In the judgment of the Supreme Court of the Czech Republic of 5 March 2012, Case No. 22 Cdo 3637/2010, the court defined the negative circumstance of the act according to the then effective Section 18 of Act No. 94/1963 Coll., on the Family. According to this provision, a man and a woman have the same rights and the same obligations in marriage, they are obliged to live together, be faithful to each other, respect each other’s dignity, help each other, care for children together and create a healthy family environment. Actions contrary to this provision may, in the discretion of the court, be considered as grounds for disparity of shares only if they have a significant impact on the management of the common property or on the care of the family. However, the circumstances must always be assessed in the light of each individual case.
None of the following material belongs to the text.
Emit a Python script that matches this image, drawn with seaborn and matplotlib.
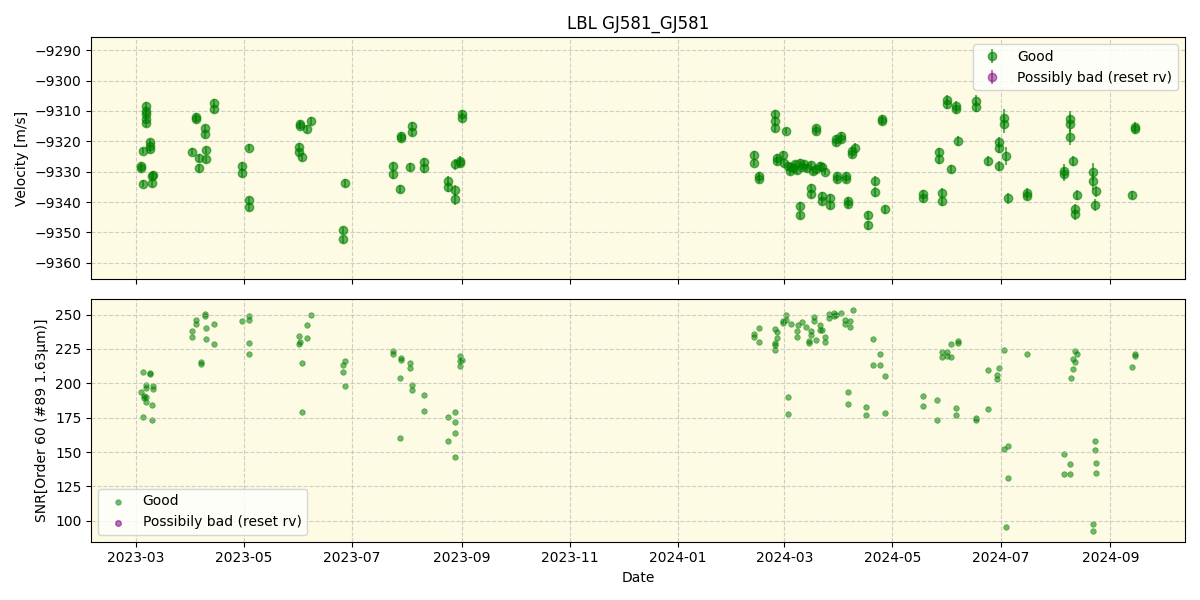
import numpy as np
import pandas as pd
import seaborn as sns
import matplotlib.pyplot as plt
import matplotlib.dates as mdates

# ---- radial velocity per night (values in m/s) ----
rv_nights = ['2023-03-07', '2023-03-09', '2023-03-05', '2023-03-04', '2023-03-10', '2023-03-11',
             '2023-04-02', '2023-04-04', '2023-04-06', '2023-04-09', '2023-04-10', '2023-04-14',
             '2023-04-30', '2023-05-04', '2023-06-01', '2023-06-02', '2023-06-03', '2023-06-06',
             '2023-06-08', '2023-06-26', '2023-06-27', '2023-07-24', '2023-07-28', '2023-07-29',
             '2023-08-03', '2023-08-04', '2023-08-11', '2023-08-24', '2023-08-28', '2023-08-31',
             '2023-09-01',
             '2024-02-13', '2024-02-16', '2024-02-25', '2024-02-26', '2024-02-29', '2024-03-01',
             '2024-03-02', '2024-03-03', '2024-03-04', '2024-03-05', '2024-03-06', '2024-03-07',
             '2024-03-08', '2024-03-10', '2024-03-11', '2024-03-12', '2024-03-14', '2024-03-16',
             '2024-03-17', '2024-03-19', '2024-03-21', '2024-03-22', '2024-03-24', '2024-03-27',
             '2024-03-30', '2024-03-31', '2024-04-02', '2024-04-05', '2024-04-06', '2024-04-08',
             '2024-04-10', '2024-04-17', '2024-04-21', '2024-04-25', '2024-04-27', '2024-05-18',
             '2024-05-27', '2024-05-29', '2024-06-01', '2024-06-03', '2024-06-06', '2024-06-07',
             '2024-06-17', '2024-06-24', '2024-06-30', '2024-07-03', '2024-07-04', '2024-07-05',
             '2024-07-16', '2024-08-06', '2024-08-09', '2024-08-11', '2024-08-12', '2024-08-13',
             '2024-08-22', '2024-08-23', '2024-08-24', '2024-09-13', '2024-09-15']

rv_values = [[-9308.4, -9310.0, -9311.1, -9312.7, -9314.0], [-9320.4, -9321.5, -9322.6],
             [-9323.2, -9334.0], [-9328.1, -9328.9], [-9333.6, -9331.4], [-9331.1],
             [-9323.4], [-9312.0, -9312.7], [-9325.6, -9328.9], [-9315.8, -9317.7],
             [-9323.0, -9325.9], [-9307.3, -9309.5],
             [-9328.1, -9330.3], [-9322.1, -9339.5, -9341.6], [-9321.9, -9323.7], [-9314.2, -9314.9],
             [-9325.2], [-9316.0],
             [-9313.3], [-9349.3, -9352.3], [-9333.8], [-9328.1, -9330.9], [-9335.8], [-9318.2, -9319.0],
             [-9328.5], [-9314.9, -9317.1], [-9326.8, -9328.9], [-9333.1, -9335.1],
             [-9336.2, -9339.1, -9327.6], [-9326.5, -9327.0],
             [-9311.1, -9312.2],
             [-9324.5, -9327.0], [-9331.4, -9332.3], [-9311.1, -9313.3, -9315.5], [-9325.4, -9326.5],
             [-9324.5], [-9327.0],
             [-9316.6], [-9328.1], [-9329.8], [-9328.5], [-9328.9], [-9327.6],
             [-9329.6], [-9327.0, -9341.3, -9344.4], [-9328.5], [-9327.6], [-9328.9],
             [-9327.8, -9335.3, -9337.5],
             [-9329.8], [-9329.2, -9315.8, -9316.6], [-9328.1], [-9328.5, -9338.0, -9339.7], [-9330.0],
             [-9338.6, -9341.1],
             [-9319.3, -9320.4], [-9331.4, -9332.5], [-9318.2, -9319.3], [-9331.4, -9332.3],
             [-9339.7, -9340.5], [-9323.2, -9324.3],
             [-9322.1], [-9344.3, -9347.6], [-9333.1, -9336.7], [-9312.7, -9313.3], [-9342.4],
             [-9337.5, -9338.6],
             [-9323.7, -9325.9], [-9336.9, -9339.7], [-9306.5, -9307.8], [-9329.2], [-9308.4, -9309.5],
             [-9319.9],
             [-9306.7, -9308.7], [-9326.5], [-9320.4, -9322.1, -9328.1], [-9312.2, -9314.4], [-9324.8],
             [-9338.8],
             [-9336.9, -9338.0], [-9329.8, -9330.9], [-9312.7, -9314.4, -9318.6], [-9326.5],
             [-9342.4, -9344.1], [-9337.7],
             [-9330.0, -9333.1], [-9341.0], [-9336.4], [-9337.7], [-9315.3, -9316.0]]

rv_errors = [1.2, 1.3, 1.1, 1.2, 1.3, 1.2,
             1.1, 1.2, 1.3, 1.2, 1.2, 1.3,
             1.4, 1.2, 1.3, 1.2, 1.3, 1.4,
             1.3, 1.2, 1.3, 1.4, 1.3, 1.2,
             1.2, 1.3, 1.4, 1.6, 1.8, 1.5,
             1.4,
             1.3, 1.4, 1.5, 1.3, 1.2, 1.2,
             1.1, 1.1, 1.2, 1.1, 1.1, 1.2,
             1.1, 1.2, 1.1, 1.2, 1.2, 1.3,
             1.2, 1.3, 1.2, 1.3, 1.2, 1.3,
             1.2, 1.3, 1.2, 1.3, 1.4, 1.3,
             1.4, 1.5, 1.6, 1.5, 1.4, 1.4,
             1.5, 1.6, 1.7, 1.4, 1.6, 1.5,
             1.8, 1.6, 1.7, 2.8, 3.0, 1.8,
             1.5, 2.2, 2.6, 1.6, 1.7, 1.8,
             3.0, 2.0, 1.8, 1.4, 1.6]

# ---- SNR in order 60 per night ----
snr_nights = ['2023-03-04', '2023-03-05', '2023-03-06', '2023-03-07', '2023-03-09', '2023-03-10',
              '2023-03-11', '2023-04-02', '2023-04-04', '2023-04-07', '2023-04-09', '2023-04-10',
              '2023-04-14', '2023-04-30', '2023-05-04', '2023-06-01', '2023-06-02', '2023-06-03',
              '2023-06-06', '2023-06-08', '2023-06-26', '2023-06-27', '2023-07-24', '2023-07-28',
              '2023-07-29', '2023-08-03', '2023-08-04', '2023-08-11', '2023-08-24', '2023-08-28',
              '2023-08-31', '2023-09-01',
              '2024-02-13', '2024-02-16', '2024-02-25', '2024-02-26', '2024-02-29', '2024-03-02',
              '2024-03-03', '2024-03-05', '2024-03-08', '2024-03-09', '2024-03-11', '2024-03-13',
              '2024-03-15', '2024-03-16', '2024-03-18', '2024-03-19', '2024-03-21', '2024-03-22',
              '2024-03-24', '2024-03-26', '2024-03-29', '2024-03-30', '2024-04-02', '2024-04-04',
              '2024-04-06', '2024-04-07', '2024-04-09', '2024-04-16', '2024-04-20', '2024-04-24',
              '2024-04-27', '2024-05-18', '2024-05-26', '2024-05-29', '2024-06-01', '2024-06-03',
              '2024-06-06', '2024-06-07', '2024-06-17', '2024-06-24', '2024-06-29', '2024-06-30',
              '2024-07-03', '2024-07-04', '2024-07-05', '2024-07-16', '2024-08-06', '2024-08-09',
              '2024-08-10', '2024-08-11', '2024-08-12', '2024-08-13', '2024-08-22', '2024-08-23',
              '2024-08-24', '2024-09-13', '2024-09-15']

snr_values = [[193.6], [208.3, 175.6], [190.7, 189.0], [199.1, 196.7, 190.2, 186.3], [207.6, 206.9],
              [183.9, 173.0],
              [197.9, 196.0], [237.9, 233.8], [246.4, 243.2], [215.6, 214.2], [250.7, 248.8],
              [240.3, 232.3],
              [243.2, 228.9], [245.6], [249.3, 246.4, 229.4, 221.7], [234.7, 228.9], [229.9],
              [214.9, 179.3],
              [242.7, 233.0], [250.0], [213.7, 208.3], [216.6, 198.2], [223.8, 221.7], [204.0, 159.9],
              [218.5, 216.8], [214.9, 211.2], [199.1, 194.8], [191.6, 180.2], [175.2, 157.7],
              [179.5, 172.0, 164.0, 146.6],
              [220.2, 216.1, 212.5], [217.3],
              [236.2, 233.8], [240.3, 230.1], [239.6, 229.4, 228.2, 224.3], [237.2, 233.0],
              [245.2, 243.9], [250.0, 246.4],
              [190.2, 177.8], [243.0], [237.9, 233.8], [242.7], [244.7], [240.8],
              [231.1, 229.4], [237.9, 235.0], [248.3, 245.2], [231.4], [242.5, 239.1], [239.1],
              [233.8, 230.1], [250.7, 247.6], [251.2, 249.3], [250.0], [251.2], [246.4, 243.2],
              [193.8, 185.1], [245.6, 241.0], [253.1], [182.9, 177.1], [232.3, 213.4], [221.4, 213.4],
              [205.4, 178.6], [190.9, 183.6], [188.0, 173.5], [222.9, 219.2], [222.9, 219.7],
              [228.7, 219.2],
              [182.2, 177.1], [231.1, 229.4], [174.9, 173.5], [209.8, 181.5], [206.4, 203.3], [211.2],
              [224.3, 152.4], [95.7], [154.6, 131.3], [221.2], [148.8, 134.2], [141.5, 134.2],
              [204.0], [217.8, 210.5], [223.8, 215.6], [221.4], [97.9, 92.8], [158.2, 151.7],
              [142.2, 135.0], [212.0], [221.4, 220.2]]

rv_df = pd.DataFrame({
    'date': pd.to_datetime([d for d, vals in zip(rv_nights, rv_values) for _ in vals]),
    'rv': [v for vals in rv_values for v in vals],
    'err': [e for e, vals in zip(rv_errors, rv_values) for _ in vals],
})
snr_df = pd.DataFrame({
    'date': pd.to_datetime([d for d, vals in zip(snr_nights, snr_values) for _ in vals]),
    'snr': [v for vals in snr_values for v in vals],
})

bg = '#fdfbe3'
fig, (ax1, ax2) = plt.subplots(2, 1, figsize=(12, 6), sharex=True)

# top panel: velocities
ax1.errorbar(rv_df['date'], rv_df['rv'], yerr=rv_df['err'], fmt='o', color='green',
             alpha=0.6, ms=6, label='Good')
ax1.errorbar([], [], yerr=[], fmt='o', color='purple', alpha=0.5, ms=6,
             label='Possibly bad (reset rv)')
ax1.set_ylim(-9365.5, -9285.7)
ax1.set_yticks(np.arange(-9360, -9289, 10))
ax1.set_ylabel('Velocity [m/s]')
ax1.set_title('LBL GJ581_GJ581')
ax1.legend(loc='upper right')

# bottom panel: SNR
sns.scatterplot(data=snr_df, x='date', y='snr', ax=ax2, color='green', alpha=0.55,
                s=16, edgecolor='green', linewidth=0.5, label='Good')
ax2.scatter([], [], color='purple', alpha=0.55, s=16, label='Possibily bad (reset rv)')
ax2.set_ylabel('SNR[Order 60 (#89 1.63μm)]')
ax2.set_xlabel('Date')
ax2.legend(loc='lower left')

for ax in (ax1, ax2):
    ax.set_facecolor(bg)
    ax.grid(True, linestyle='--', color='#b0b0b0', alpha=0.6)
    ax.xaxis.set_major_locator(mdates.MonthLocator(interval=2))
    ax.xaxis.set_major_formatter(mdates.DateFormatter('%Y-%m'))

fig.tight_layout()
fig.savefig('out.png', dpi=100)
The individual circumstances may also include, for example, gambling, alcoholism or substance abuse by the spouse, unwillingness to work, debt of the community property, as well as infidelity of one spouse or domestic violence against the other spouse. However, it cannot be automatically concluded that if any of the above acts have occurred, the subsequent division of the property will be unequal. The conduct in itself is not a reason for disparity of shares. It must be assessed in the light of the particular circumstances and must have a significant impact on the matrimonial property or on the care of the family, as already mentioned above.

The infidelity of one spouse, which was the cause of the breakdown of the marriage, is not in itself a ground for reducing his share[8] , although the court should take into account the causes of the breakdown of the marriage. Indeed, such a cause originating in the intimate sphere is difficult to establish and has its own causes. The judgment of the Supreme Court of 26 February 2014, Case No. 22 Cdo 1683/2013 states that: “It is not excluded, however, that the infidelity of one of the spouses, in conjunction with other facts, may lead the court to consider the disparity of shares, e.g. If it would lead to significantly reduced care for the children and the family, if it would result in a negative impact on the management of the common property or if it would be a moment of such moral strength that it would be contrary to good morals if the court did not take them into account in the settlement.”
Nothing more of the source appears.